Host-directed therapeutics, also called host targeted therapeutics, act via a host-mediated response to pathogens rather than acting directly on the pathogen, like traditional antibiotics. They can change the local environment in which the pathogen exists to make it less favorable for the pathogen to live and/or grow. With these therapies, pathogen killing, e.g.bactericidal effects, will likely only occur when it is co-delivered with a traditional agent that acts directly on the pathogen, such as an antibiotic, antifungal, or antiparasitic agent. Several antiviral agents are host-directed therapeutics, and simply slow the virus progression rather than kill the virus. Host-directed therapeutics may limit pathogen proliferation, e.g., have bacteriostatic effects. Certain agents also have the ability to reduce bacterial load by enhancing host cell responses even in the absence of traditional antimicrobial agents.

== Types ==

=== Immunomodulatory ===

Intracellular pathogens often reside in immune cells like macrophages. These pathogens can be obligate or facultative intracellular pathogens. Changing the innate immune response of these host-cells can alter the pathogen's ability to live inside the cell.
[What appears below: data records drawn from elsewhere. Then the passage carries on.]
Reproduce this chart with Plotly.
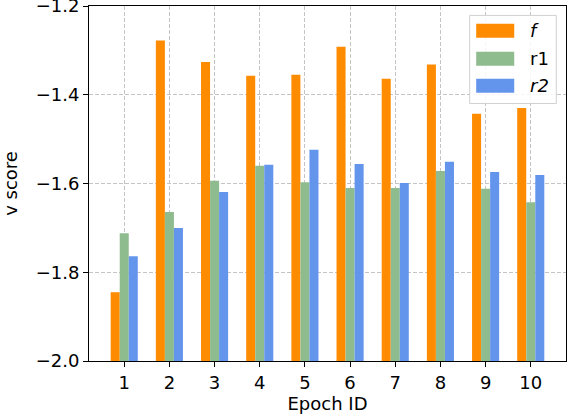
import plotly.graph_objects as go

epochs = [1, 2, 3, 4, 5, 6, 7, 8, 9, 10]
f_vals = [-1.845, -1.278, -1.326, -1.357, -1.355, -1.292, -1.364, -1.332, -1.443, -1.430]
r1_vals = [-1.712, -1.664, -1.594, -1.560, -1.597, -1.610, -1.610, -1.572, -1.612, -1.642]
r2_vals = [-1.764, -1.700, -1.619, -1.558, -1.524, -1.556, -1.599, -1.551, -1.574, -1.581]
y_ticks = [-2.0, -1.8, -1.6, -1.4, -1.2]
base_val = -2.0

series = [
    ("f", "<i>f</i>", f_vals, "#FF8C00"),
    ("r1", "r1", r1_vals, "#8FBC8F"),
    ("r2", "<i>r2</i>", r2_vals, "#6495ED"),
]

W, H = 574, 419
L, R, T, B = 89.3, 565.7, 6.3, 361.0

fig = go.Figure()
for name, label, vals, color in series:
    fig.add_trace(go.Bar(
        x=epochs, y=[v - base_val for v in vals], base=base_val,
        name=name, marker=dict(color=color, line=dict(width=0)),
        showlegend=False,
    ))

def px_x(p):
    return (p - L) / (R - L)

def px_y(p):
    return (B - p) / (B - T)

shapes = []
annotations = []
shapes.append(dict(type="rect", xref="paper", yref="paper",
                   x0=px_x(469.5), x1=px_x(556), y0=px_y(103.7), y1=px_y(15.7),
                   line=dict(color="#d0d0d0", width=1), fillcolor="rgba(255,255,255,0.85)",
                   layer="above"))
rows = [24, 52, 79]
for (name, label, vals, color), top in zip(series, rows):
    shapes.append(dict(type="rect", xref="paper", yref="paper",
                       x0=px_x(476), x1=px_x(514), y0=px_y(top + 14), y1=px_y(top),
                       line=dict(width=0), fillcolor=color, layer="above"))
    annotations.append(dict(xref="paper", yref="paper", x=px_x(528), y=px_y(top + 7),
                            text=label, showarrow=False, xanchor="left", yanchor="middle",
                            font=dict(family="DejaVu Sans", size=18, color="black")))

grid = dict(showgrid=True, gridcolor="#c4c4c4", griddash="4px,2px", gridwidth=1)

fig.update_layout(
    width=W, height=H,
    margin=dict(l=L, r=W - R, t=T, b=H - B, pad=0, autoexpand=False),
    paper_bgcolor="white", plot_bgcolor="white",
    barmode="group", bargap=0.4, bargroupgap=0,
    font=dict(family="DejaVu Sans", size=18, color="black"),
    shapes=shapes, annotations=annotations,
    xaxis=dict(
        range=[0.22, 10.78], tickvals=epochs, ticktext=[str(e) for e in epochs],
        showline=True, linecolor="black", linewidth=1, mirror=True,
        ticks="outside", ticklen=5, tickcolor="black", ticklabeloverflow="allow",
        zeroline=False, automargin=False, **grid,
        title=dict(text="Epoch ID", font=dict(size=18), standoff=3),
    ),
    yaxis=dict(
        range=[-2.0, -1.2], tickvals=y_ticks, tickformat=".1f",
        showline=True, linecolor="black", linewidth=1, mirror=True,
        ticks="outside", ticklen=5, tickcolor="black", ticklabeloverflow="allow",
        zeroline=False, automargin=False, **grid,
        title=dict(text="v score", font=dict(size=18), standoff=13),
    ),
)

fig.write_html("out.html", config={"displayModeBar": False},
               post_script="document.body.style.margin='0';")
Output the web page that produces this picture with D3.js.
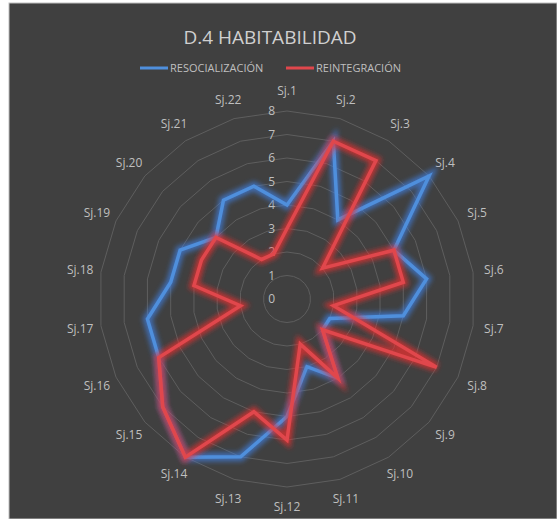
<!DOCTYPE html>
<html>
<head>
<meta charset="utf-8">
<script src="https://cdn.jsdelivr.net/npm/d3@7"></script>
<style>
  body { margin: 0; background: #fff; }
  svg { display: block; }
  text { font-family: "Open Sans", "Liberation Sans", sans-serif; }
</style>
</head>
<body>
<div id="chart"></div>
<script>
// chart data
const subjects = ["Sj.1","Sj.2","Sj.3","Sj.4","Sj.5","Sj.6","Sj.7","Sj.8","Sj.9","Sj.10","Sj.11",
                  "Sj.12","Sj.13","Sj.14","Sj.15","Sj.16","Sj.17","Sj.18","Sj.19","Sj.20","Sj.21","Sj.22"];
const resocializacion = [4,7,4,8,5,6,5,2,2,4,3,5,7,8,7,6,6,5,5,4,5,5];
const reintegracion   = [3,7,7,2,5,5,2,7,2,4,2,6,5,8,7,6,2,4,4,4,2,2];
const ticks = [0,1,2,3,4,5,6,7,8];

const width = 557, height = 519;
const cx = 287, cy = 299, radius = 188;

const svg = d3.select("#chart").append("svg")
  .attr("width", width)
  .attr("height", height);

// white page edge and dark plot card
svg.append("rect").attr("width", width).attr("height", height).attr("fill", "#ffffff");
svg.append("rect").attr("x", 9).attr("y", 3).attr("width", width - 9).attr("height", height - 3)
  .attr("fill", "#404040").attr("stroke", "#bfbfbf").attr("stroke-width", 1);

const defs = svg.append("defs");
defs.append("filter").attr("id", "glow")
  .attr("x", "-20%").attr("y", "-20%").attr("width", "140%").attr("height", "140%")
  .append("feGaussianBlur").attr("stdDeviation", 2.4);

const r = d3.scaleLinear().domain([0, 8]).range([0, radius]);
const angle = d3.scaleLinear().domain([0, subjects.length]).range([0, 2 * Math.PI]);

const g = svg.append("g").attr("transform", "translate(" + cx + "," + cy + ")");

// grid polygons
const radial = d3.lineRadial()
  .angle((d, i) => angle(i))
  .radius(d => r(d))
  .curve(d3.curveLinearClosed);

g.selectAll("path.grid")
  .data(ticks.slice(1))
  .enter().append("path")
  .attr("class", "grid")
  .attr("d", t => radial(subjects.map(() => t)))
  .attr("fill", "none")
  .attr("stroke", "#5e5e5e")
  .attr("stroke-width", 1);

// tick labels
g.selectAll("text.tick")
  .data(ticks)
  .enter().append("text")
  .attr("class", "tick")
  .attr("x", -12)
  .attr("y", t => -r(t))
  .attr("dy", "0.35em")
  .attr("text-anchor", "end")
  .attr("fill", "#bfbfbf")
  .style("font-size", "12px")
  .text(t => t);

// axis labels
g.selectAll("text.axis")
  .data(subjects)
  .enter().append("text")
  .attr("class", "axis")
  .attr("x", (d, i) => Math.sin(angle(i)) * (radius + 21))
  .attr("y", (d, i) => -Math.cos(angle(i)) * (radius + 20))
  .attr("dy", "0.35em")
  .attr("text-anchor", "middle")
  .attr("fill", "#bfbfbf")
  .style("font-size", "12px")
  .text(d => d);

// series
const series = [
  {name: "RESOCIALIZACIÓN", values: resocializacion, color: "#4f8fdc", glow: "#3f7fe0"},
  {name: "REINTEGRACIÓN", values: reintegracion, color: "#e0474c", glow: "#f03030"}
];

series.forEach(s => {
  g.append("path")
    .attr("d", radial(s.values))
    .attr("fill", "none")
    .attr("stroke", s.glow)
    .attr("stroke-opacity", 0.7)
    .attr("stroke-width", 9)
    .attr("stroke-linejoin", "miter")
    .attr("filter", "url(#glow)");
  g.append("path")
    .attr("d", radial(s.values))
    .attr("fill", "none")
    .attr("stroke", s.color)
    .attr("stroke-width", 3.5)
    .attr("stroke-linejoin", "miter");
});

// title
svg.append("text")
  .attr("x", cx - 17)
  .attr("y", 44)
  .attr("text-anchor", "middle")
  .attr("fill", "#d0d0d0")
  .style("font-size", "19px")
  .text("D.4 HABITABILIDAD");

// legend
const legend = svg.append("g").attr("transform", "translate(140,68)");
const lx = [0, 146];
series.forEach((s, i) => {
  const item = legend.append("g").attr("transform", "translate(" + lx[i] + ",0)");
  item.append("line")
    .attr("x1", 0).attr("x2", 28).attr("y1", 0).attr("y2", 0)
    .attr("stroke", s.color).attr("stroke-width", 3);
  item.append("text")
    .attr("x", 30).attr("dy", "0.35em")
    .attr("fill", "#bfbfbf")
    .style("font-size", "11px")
    .text(s.name);
});
</script>
</body>
</html>
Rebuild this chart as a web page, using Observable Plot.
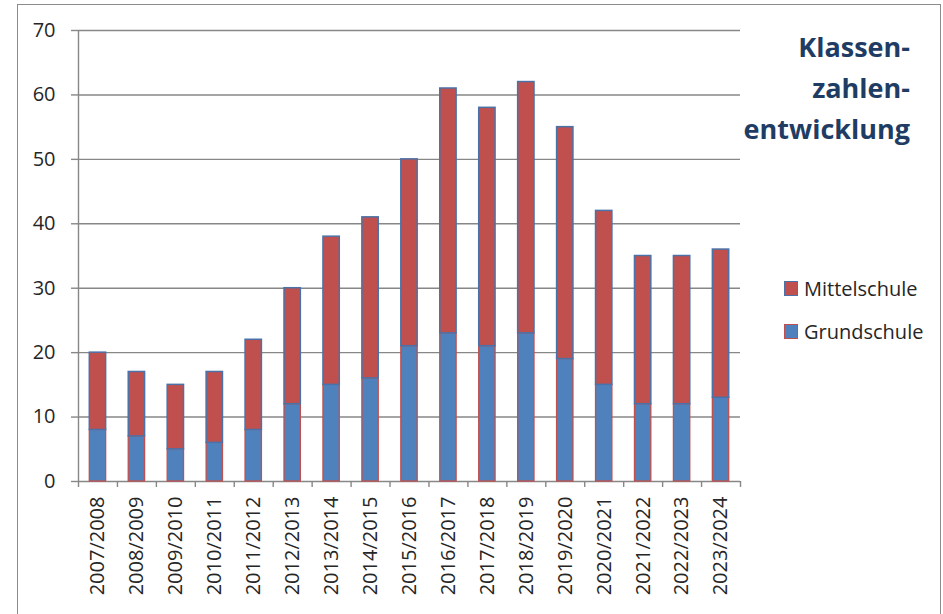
<!DOCTYPE html>
<html>
<head>
<meta charset="utf-8">
<script src="https://cdn.jsdelivr.net/npm/d3@7"></script>
<script src="https://cdn.jsdelivr.net/npm/@observablehq/plot@0.6"></script>
<style>
  html, body { margin: 0; padding: 0; background: #fff; }
  #wrap { position: relative; width: 943px; height: 614px; overflow: hidden; font-family: "Open Sans", sans-serif; }
  #border { position: absolute; left: 17px; top: 4px; width: 924px; height: 640px; border: 1.5px solid #8c8c8c; box-sizing: border-box; }
  #chart { position: absolute; left: 0; top: 0; }
  #title { position: absolute; right: 33px; top: 26px; text-align: right; font-weight: bold; font-size: 27px; line-height: 41px; color: #1f3d64; }
  .leg { position: absolute; left: 784px; font-size: 20px; color: #262626; display: flex; align-items: center; }
  .sw { width: 12px; height: 13px; margin-right: 6px; border: 1.5px solid; }
</style>
</head>
<body>
<div id="wrap">
  <div id="border"></div>
  <div id="chart"></div>
  <div id="title">Klassen-<br>zahlen-<br>entwicklung</div>
  <div class="leg" style="top:275px"><div class="sw" style="background:#c0504d;border-color:#4a72a8"></div>Mittelschule</div>
  <div class="leg" style="top:318px"><div class="sw" style="background:#4f81bd;border-color:#c0504d"></div>Grundschule</div>
</div>
<script>
const years = ["2007/2008","2008/2009","2009/2010","2010/2011","2011/2012","2012/2013","2013/2014","2014/2015","2015/2016","2016/2017","2017/2018","2018/2019","2019/2020","2020/2021","2021/2022","2022/2023","2023/2024"];
const grundschule = [8,7,5,6,8,12,15,16,21,23,21,23,19,15,12,12,13];
const mittelschule = [12,10,10,11,14,18,23,25,29,38,37,39,36,27,23,23,23];
const yTicks = [0,10,20,30,40,50,60,70];

const rows = years.map((y, i) => ({year: y, g: grundschule[i], m: mittelschule[i], total: grundschule[i] + mittelschule[i]}));

const W = 943, H = 614, mL = 78, mR = 203, mT = 30, mB = 133;
const step = (W - mL - mR) / years.length;
const grid = "#878787";

const chart = Plot.plot({
  width: W, height: H,
  marginLeft: mL, marginRight: mR, marginTop: mT, marginBottom: mB,
  style: {fontFamily: "'Open Sans', sans-serif", fontSize: "20px", color: "#262626", background: "transparent"},
  x: {domain: years, paddingInner: 0.58, paddingOuter: 0.29, round: false, label: null},
  y: {domain: [0, 70], label: null},
  marks: [
    Plot.gridY(yTicks, {stroke: grid, strokeOpacity: 1, strokeWidth: 1.4}),
    Plot.axisY(yTicks, {tickSize: 7, tickPadding: 16, stroke: grid, strokeWidth: 1.4, fontSize: 20, fill: "#262626", label: null}),
    Plot.tickX([years[0]], {x: d => d, dx: -step / 2, stroke: grid, strokeWidth: 1.4}),
    Plot.axisX(years, {tickSize: 6, text: null, dx: -step / 2, stroke: grid, strokeWidth: 1.4, label: null}),
    Plot.axisX([years[years.length - 1]], {tickSize: 6, text: null, dx: step / 2, stroke: grid, strokeWidth: 1.4, label: null}),
    Plot.axisX(years, {tickSize: 0, tickPadding: 15, tickRotate: -90, fontSize: 20, fill: "#262626", label: null}),
    Plot.barY(rows, {x: "year", y1: 0, y2: "g", fill: "#4f81bd", stroke: "#c0504d", strokeWidth: 1.3}),
    Plot.barY(rows, {x: "year", y1: "g", y2: "total", fill: "#c0504d", stroke: "#4a72a8", strokeWidth: 1.5})
  ]
});
document.getElementById("chart").appendChild(chart);
</script>
</body>
</html>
Many of these immunomodulatory host-directed therapies are adjuvants or pathogen-associated molecular patterns. They can include Toll-like receptors (TLRs), NOD-like receptors (NLRs), C-type lectin receptors (CLRs), mannose receptor (MR), dendritic cell-specific intracellular adhesion molecule 3 (ICAM3)-grabbing nonintegrin (DC-SIGN), complement receptors, Fc receptors, and DNA sensors (e.g., STING). Epithelial cells also host pathogens, like Salmonella enterica. These immunomodulatory agents can also alter the epithelial cell environments, since they also have a role in innate signalling.

=== Enhanced host cell function ===

Autophagy modulators are one type of method to enhance host cell functions. Pathogens like Mycobacterium tuberculosis (MTB), will be degraded in the autophagosome during an effective host response that will clear the bacteria. Because bacteria and other pathogens like MTB can take over cellular responses like autophagy, they can increase their survival in the body. By reactivating effective autophagy processes the pathogen could be cleared. Examples of this has been shown with MTB, and Listeria monocytogenes. OSU-03012 is thought to modulate autophagy in its effect on Salmonella enterica, and Francisella tularensis.

=== Pathology modification ===

Modifying lung and macrophage pathology has been shown to have a role in the host-directed therapies for MTB.